◆ MATERIAL PROVIDED ◆
○ ○ ○ ○ ○
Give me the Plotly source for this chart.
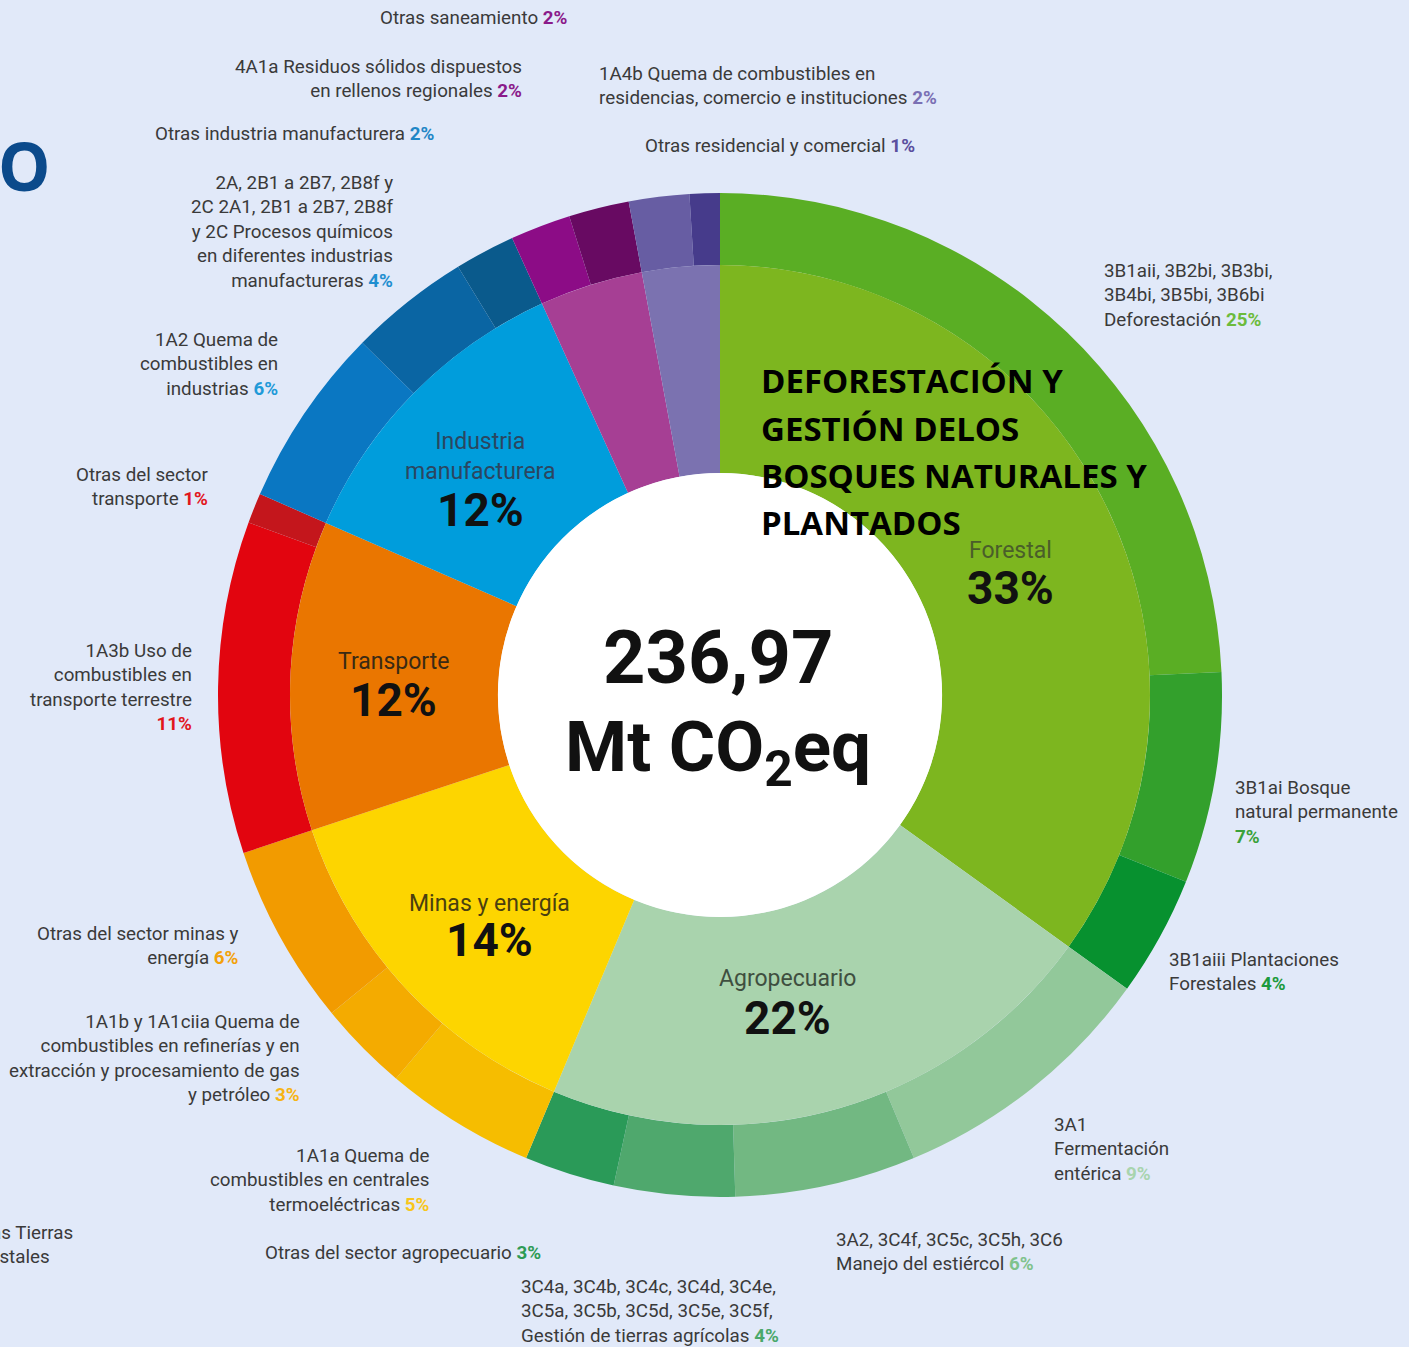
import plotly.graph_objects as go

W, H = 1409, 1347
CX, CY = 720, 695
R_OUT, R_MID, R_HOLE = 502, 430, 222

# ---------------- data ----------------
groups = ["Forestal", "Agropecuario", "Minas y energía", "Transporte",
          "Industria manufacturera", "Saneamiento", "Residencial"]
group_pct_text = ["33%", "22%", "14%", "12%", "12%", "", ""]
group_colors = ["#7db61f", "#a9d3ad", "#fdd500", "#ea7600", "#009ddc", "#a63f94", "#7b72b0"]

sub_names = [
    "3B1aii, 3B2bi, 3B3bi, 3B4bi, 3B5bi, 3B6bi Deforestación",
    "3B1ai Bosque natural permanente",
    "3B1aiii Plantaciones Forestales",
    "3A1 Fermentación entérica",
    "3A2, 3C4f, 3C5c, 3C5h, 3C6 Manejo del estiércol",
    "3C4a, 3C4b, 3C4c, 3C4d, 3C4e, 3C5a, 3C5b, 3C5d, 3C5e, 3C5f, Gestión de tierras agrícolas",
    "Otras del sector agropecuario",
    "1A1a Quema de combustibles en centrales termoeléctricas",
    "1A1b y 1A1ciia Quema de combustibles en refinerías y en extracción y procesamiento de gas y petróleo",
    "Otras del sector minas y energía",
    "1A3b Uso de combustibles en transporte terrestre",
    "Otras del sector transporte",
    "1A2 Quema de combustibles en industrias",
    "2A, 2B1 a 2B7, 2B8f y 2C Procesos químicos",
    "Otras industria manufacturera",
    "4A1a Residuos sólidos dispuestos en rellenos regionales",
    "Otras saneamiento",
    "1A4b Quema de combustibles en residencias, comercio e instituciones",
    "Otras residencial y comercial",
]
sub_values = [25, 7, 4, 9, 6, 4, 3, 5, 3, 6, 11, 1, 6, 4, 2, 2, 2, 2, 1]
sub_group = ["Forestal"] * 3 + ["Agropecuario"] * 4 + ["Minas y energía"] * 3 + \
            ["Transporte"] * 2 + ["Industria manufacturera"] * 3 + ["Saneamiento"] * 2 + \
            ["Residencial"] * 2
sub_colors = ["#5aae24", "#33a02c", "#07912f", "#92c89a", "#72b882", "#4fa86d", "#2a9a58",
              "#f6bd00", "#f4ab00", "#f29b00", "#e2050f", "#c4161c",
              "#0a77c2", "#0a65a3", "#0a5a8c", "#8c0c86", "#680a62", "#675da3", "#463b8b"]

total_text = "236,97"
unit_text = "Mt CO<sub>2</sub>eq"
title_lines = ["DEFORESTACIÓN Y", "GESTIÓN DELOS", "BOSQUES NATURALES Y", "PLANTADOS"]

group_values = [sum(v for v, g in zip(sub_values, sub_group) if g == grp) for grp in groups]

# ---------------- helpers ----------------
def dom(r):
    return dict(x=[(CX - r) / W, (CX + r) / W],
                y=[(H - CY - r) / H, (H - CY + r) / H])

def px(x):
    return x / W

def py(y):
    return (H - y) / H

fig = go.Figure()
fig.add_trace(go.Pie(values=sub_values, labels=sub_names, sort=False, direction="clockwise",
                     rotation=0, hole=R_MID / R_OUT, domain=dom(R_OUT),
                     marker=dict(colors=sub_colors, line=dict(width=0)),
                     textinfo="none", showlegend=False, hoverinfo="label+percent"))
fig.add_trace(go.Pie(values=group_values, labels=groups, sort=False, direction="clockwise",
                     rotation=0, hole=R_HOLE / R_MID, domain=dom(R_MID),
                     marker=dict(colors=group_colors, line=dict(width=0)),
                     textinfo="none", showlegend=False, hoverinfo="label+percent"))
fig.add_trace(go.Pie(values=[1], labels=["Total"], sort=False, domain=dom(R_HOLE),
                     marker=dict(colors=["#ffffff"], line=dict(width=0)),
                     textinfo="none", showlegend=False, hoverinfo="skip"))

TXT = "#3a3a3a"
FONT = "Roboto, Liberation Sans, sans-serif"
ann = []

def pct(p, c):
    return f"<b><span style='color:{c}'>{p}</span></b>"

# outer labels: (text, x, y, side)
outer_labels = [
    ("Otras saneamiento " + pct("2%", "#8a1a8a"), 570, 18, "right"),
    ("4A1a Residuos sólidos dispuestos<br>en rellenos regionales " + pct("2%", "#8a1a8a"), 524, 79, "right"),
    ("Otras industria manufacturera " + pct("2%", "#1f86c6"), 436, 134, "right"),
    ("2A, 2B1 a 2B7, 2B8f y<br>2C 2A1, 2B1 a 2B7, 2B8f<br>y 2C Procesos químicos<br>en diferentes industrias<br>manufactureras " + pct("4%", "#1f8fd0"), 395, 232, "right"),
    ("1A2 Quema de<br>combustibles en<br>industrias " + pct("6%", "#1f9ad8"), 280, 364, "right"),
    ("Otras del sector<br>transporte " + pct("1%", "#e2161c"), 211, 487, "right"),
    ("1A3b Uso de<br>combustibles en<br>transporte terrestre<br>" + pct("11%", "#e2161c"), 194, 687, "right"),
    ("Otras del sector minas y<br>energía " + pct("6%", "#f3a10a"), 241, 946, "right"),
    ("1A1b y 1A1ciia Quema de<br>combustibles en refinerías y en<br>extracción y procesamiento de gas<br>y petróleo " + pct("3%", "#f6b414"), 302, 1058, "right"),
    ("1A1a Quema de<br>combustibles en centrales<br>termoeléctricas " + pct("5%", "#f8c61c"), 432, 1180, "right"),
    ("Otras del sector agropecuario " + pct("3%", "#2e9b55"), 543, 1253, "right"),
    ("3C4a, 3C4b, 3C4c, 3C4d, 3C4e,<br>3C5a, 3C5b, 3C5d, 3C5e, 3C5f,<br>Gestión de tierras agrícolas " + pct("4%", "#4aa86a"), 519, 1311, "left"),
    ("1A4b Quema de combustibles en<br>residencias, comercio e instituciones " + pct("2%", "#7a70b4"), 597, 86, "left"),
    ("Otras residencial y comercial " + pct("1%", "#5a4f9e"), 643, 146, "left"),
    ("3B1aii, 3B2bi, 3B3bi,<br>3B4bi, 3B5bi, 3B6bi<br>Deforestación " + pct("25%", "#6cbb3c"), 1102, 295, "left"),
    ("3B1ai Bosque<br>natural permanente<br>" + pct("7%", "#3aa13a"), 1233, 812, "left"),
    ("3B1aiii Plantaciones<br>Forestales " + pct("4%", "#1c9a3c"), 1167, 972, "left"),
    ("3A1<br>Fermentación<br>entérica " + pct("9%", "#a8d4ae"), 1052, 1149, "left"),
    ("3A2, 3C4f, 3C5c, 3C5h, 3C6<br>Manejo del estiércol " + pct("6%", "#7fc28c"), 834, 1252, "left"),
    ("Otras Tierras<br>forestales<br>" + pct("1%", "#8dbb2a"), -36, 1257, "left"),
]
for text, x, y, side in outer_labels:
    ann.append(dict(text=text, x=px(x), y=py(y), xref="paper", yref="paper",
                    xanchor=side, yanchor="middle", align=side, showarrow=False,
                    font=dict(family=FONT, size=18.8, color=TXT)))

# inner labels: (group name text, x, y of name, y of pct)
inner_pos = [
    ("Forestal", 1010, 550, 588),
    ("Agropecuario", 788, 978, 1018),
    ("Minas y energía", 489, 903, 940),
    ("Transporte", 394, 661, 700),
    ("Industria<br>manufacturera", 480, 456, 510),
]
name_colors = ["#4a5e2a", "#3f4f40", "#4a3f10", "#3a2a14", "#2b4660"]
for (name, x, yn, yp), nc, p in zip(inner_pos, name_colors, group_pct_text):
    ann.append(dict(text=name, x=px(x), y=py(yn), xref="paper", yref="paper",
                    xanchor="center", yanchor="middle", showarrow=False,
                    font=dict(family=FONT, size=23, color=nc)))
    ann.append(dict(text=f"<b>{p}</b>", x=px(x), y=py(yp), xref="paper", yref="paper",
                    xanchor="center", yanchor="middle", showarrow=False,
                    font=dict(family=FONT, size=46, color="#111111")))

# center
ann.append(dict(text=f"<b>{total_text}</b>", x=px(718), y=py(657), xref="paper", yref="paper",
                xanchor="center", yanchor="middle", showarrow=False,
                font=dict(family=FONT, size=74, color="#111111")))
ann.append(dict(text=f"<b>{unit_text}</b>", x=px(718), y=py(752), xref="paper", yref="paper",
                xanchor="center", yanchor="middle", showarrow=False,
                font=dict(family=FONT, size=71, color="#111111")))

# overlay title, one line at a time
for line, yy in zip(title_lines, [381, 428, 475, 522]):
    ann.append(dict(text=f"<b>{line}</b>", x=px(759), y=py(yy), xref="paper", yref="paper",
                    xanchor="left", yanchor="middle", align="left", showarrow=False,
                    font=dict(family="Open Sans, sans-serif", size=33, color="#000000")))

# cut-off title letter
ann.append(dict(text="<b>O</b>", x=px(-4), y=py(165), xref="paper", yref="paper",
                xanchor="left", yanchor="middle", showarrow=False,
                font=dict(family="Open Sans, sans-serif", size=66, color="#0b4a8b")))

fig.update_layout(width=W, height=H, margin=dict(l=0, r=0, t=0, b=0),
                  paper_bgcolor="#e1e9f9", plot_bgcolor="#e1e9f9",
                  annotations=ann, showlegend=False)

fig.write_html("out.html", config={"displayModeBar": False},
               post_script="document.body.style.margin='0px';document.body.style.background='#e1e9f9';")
○ ○ ○ ○ ○
◆ REQUIRED TASK ◆
Repeat the lines above, starting at the first and stopping after the line that holds "R_OUT, R_MID, R_HOLE = 502, 430, 222", with the pictures left out.

◆ REPLY TO THE TASK ◆
Give me the Plotly source for this chart.
import plotly.graph_objects as go

W, H = 1409, 1347
CX, CY = 720, 695
R_OUT, R_MID, R_HOLE = 502, 430, 222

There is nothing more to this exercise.